Tuesday 21 December 2010

A critic can only review the book he has read...

A critic can only review the book he has read, not the one which the writer wrote.  ~Mignon McLaughlin, The Neurotic's Notebook, 1960


I must interupt my daily musings and bringing you up to speed on my novel because I have just come across an article of rejected famous authors - this has made me feel much better about my 14 rejections. Of course most people (let alone writers) know the  rejection J K Rowling faced but here are just a few others: Stephen King’s Carrie , William Golding’s Lord of the Flies, John Grisham’s A time to kill was apparently rejected by 16 agents and 12 publishers, Rudyard Kipling, Margaret Mitchell’s Gone with the wind (38 times rejected) and D H Lawrence. 


It is sad that publishing is so subjective based on what a few people like, how many books from unpublished authors are going untold due to the views of others? To me it seems unfair, completely unreasonable. I suppose many industries are the same, such as musicians etc, anything creative really. I have read some really bad books in my time and I wonder how did they get published? – maybe it is who you know or that once you have one best seller it doesn't matter what you write. That aside I am grateful for self publishing and I think that although it is described as “vanity” publishing, which I am not denying it is, maybe there is more to it. Maybe it should be up there with the traditional routes. But most of us don’t have that kind of money to spend of advertising etc. This is going to be my experiment, I want to see just how popular I can get this book. Lets open up self publishing to the world so that everyone can tell their story.  Let us not be restricted to what publishing houses think we should read. 

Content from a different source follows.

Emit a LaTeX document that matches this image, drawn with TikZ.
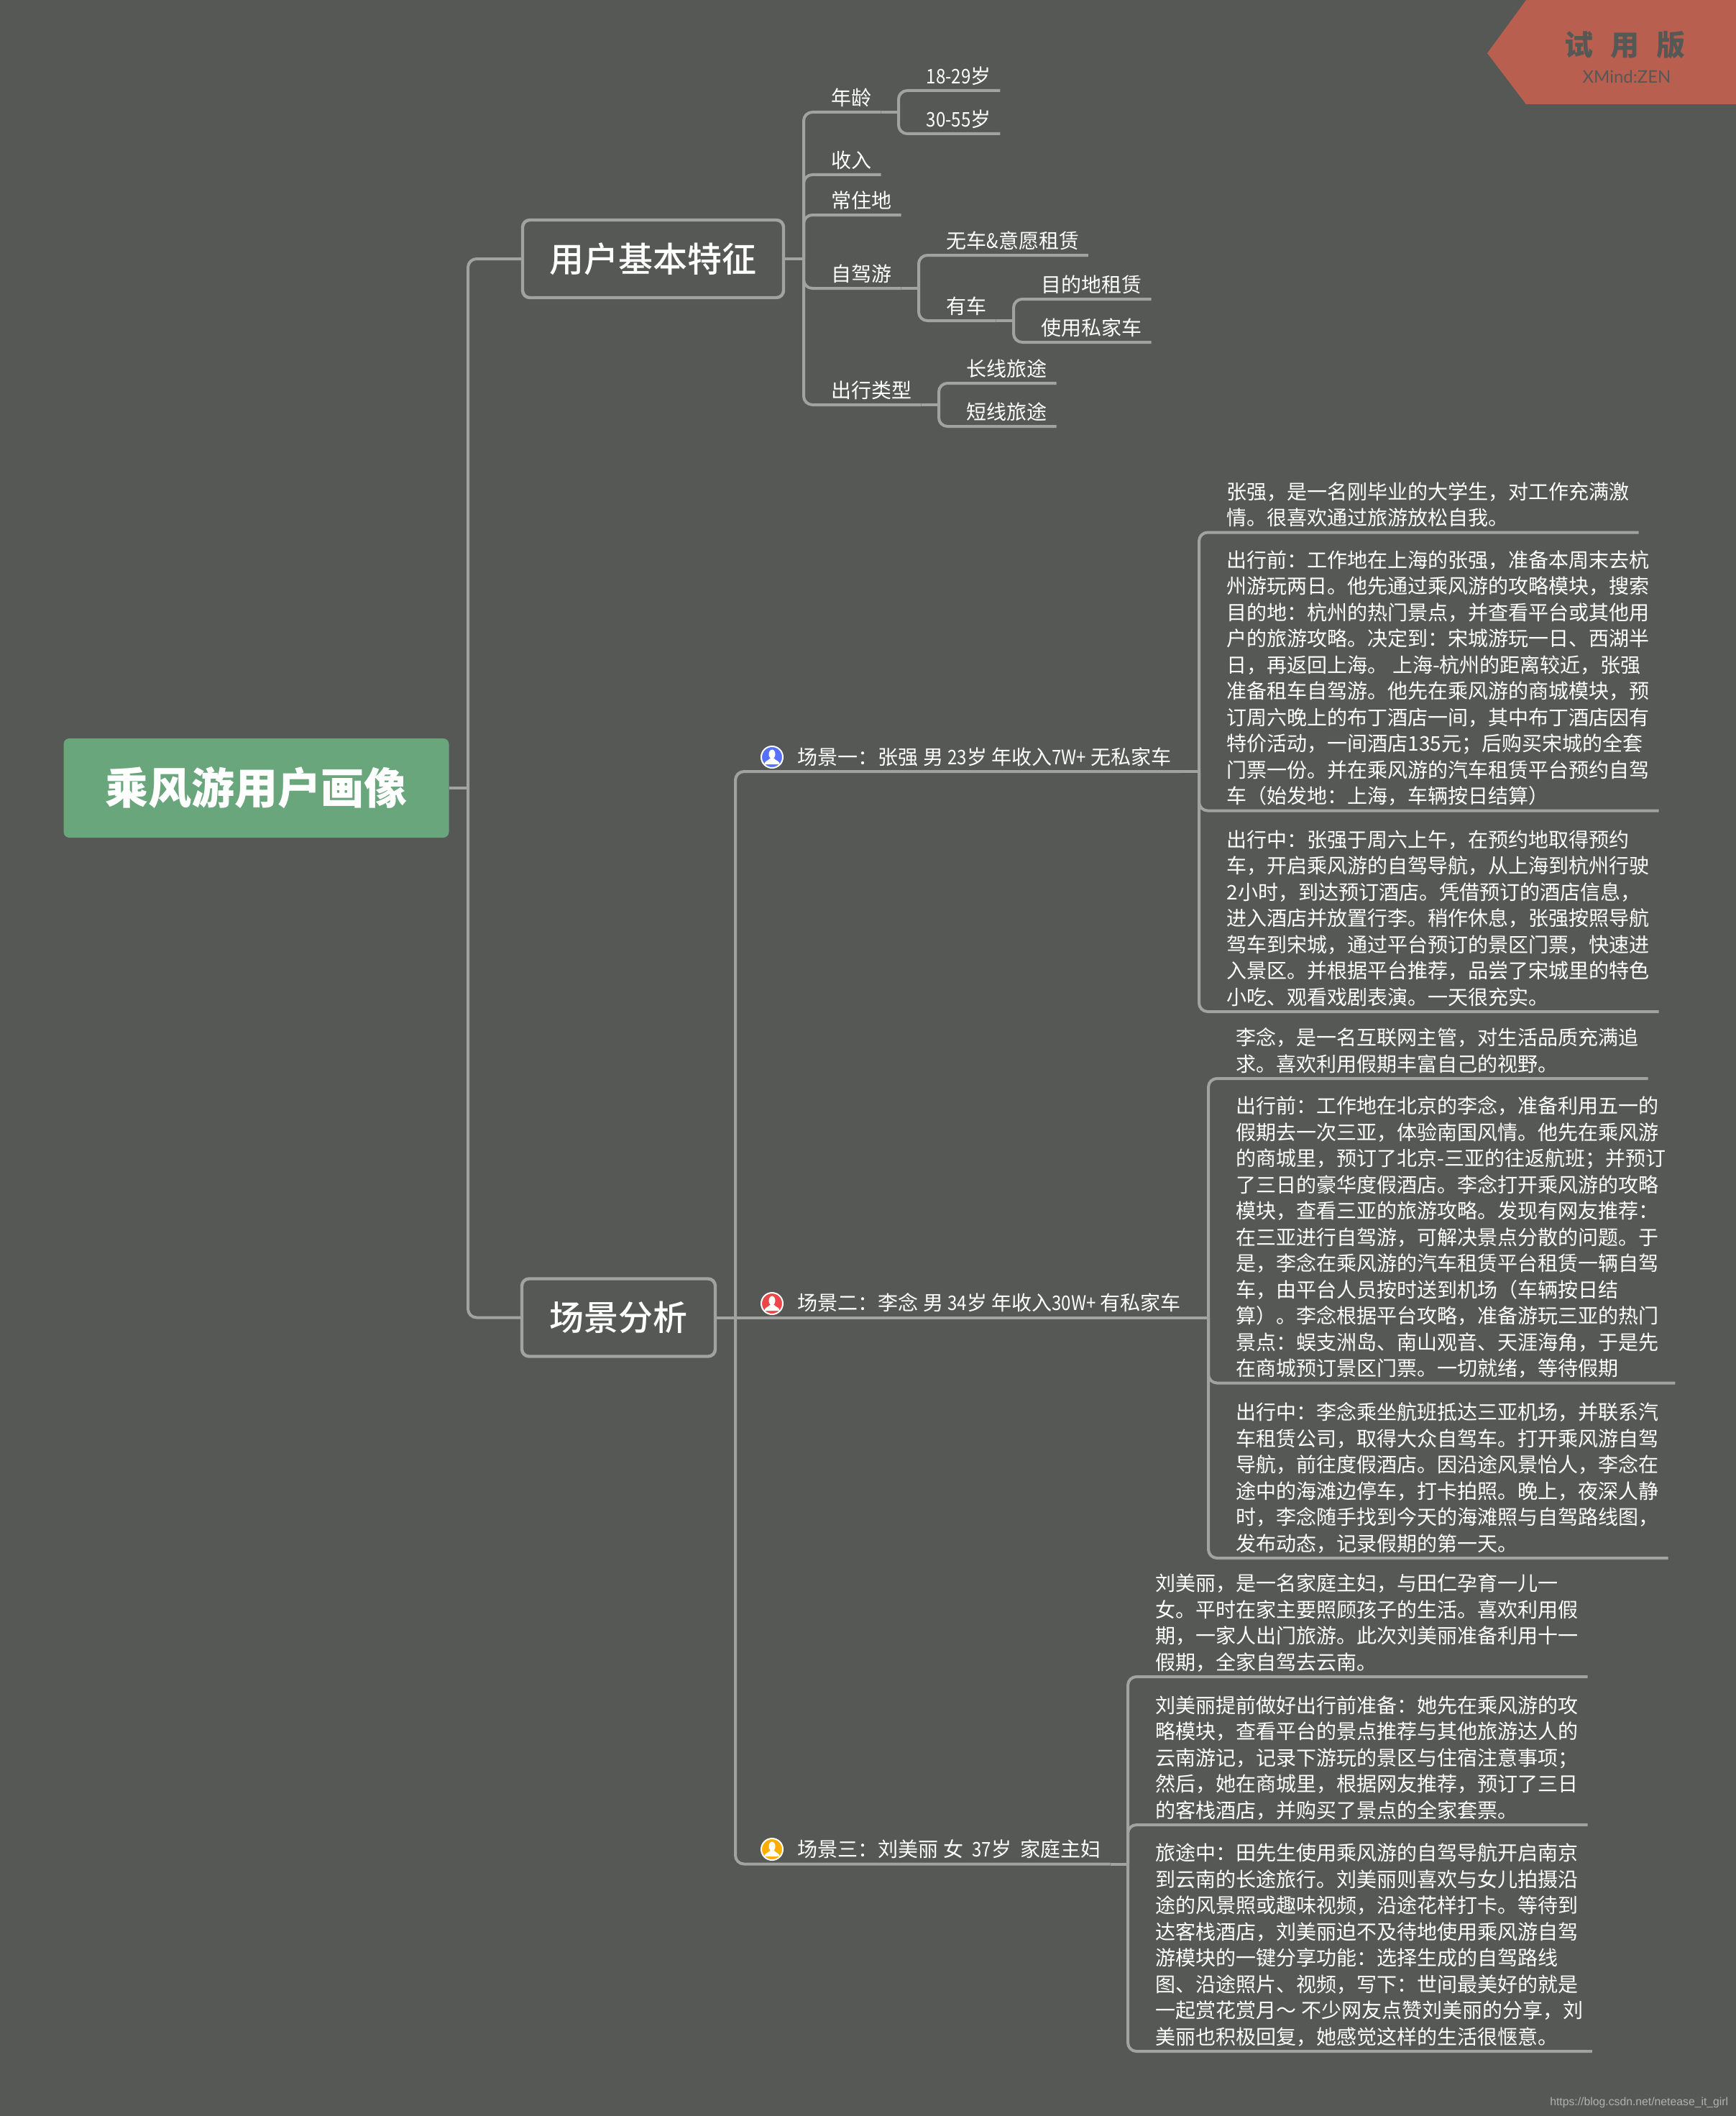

So let me get back to where I left of. Yes I decided to self publish – there were a couple of big names out there that had good reviews  for a couple of hundred pounds you could publish your own book! But I needed some hand holding so yes I have gone for a company where the reviews were mixed. 


I have signed up! It was an exciting first phonecall as I held the manuscript in my hand and was ready to send it in immediately, or upload it because that is what you do, but I knew that I could not just send it as it was it needed an edit. My grammar as you can tell from this blog is atrocious. I blame the English education system. Grammar was never an important part of our curriculum and therefore it was never important to me. Now I am a writer I suffer. English Language for Dummies is on my Christmas list. 


So I needed an editor and my friend who happens to be one was very busy so that was a no-no! and editing is so expensive you are looking at about £21-£25 an hour, I can obviously see the benefits of the traditional publishing route. So I paid the vanity publishers to edit my completed novel, and this is where I am in this journey now. Two days ago I received my edited manuscript!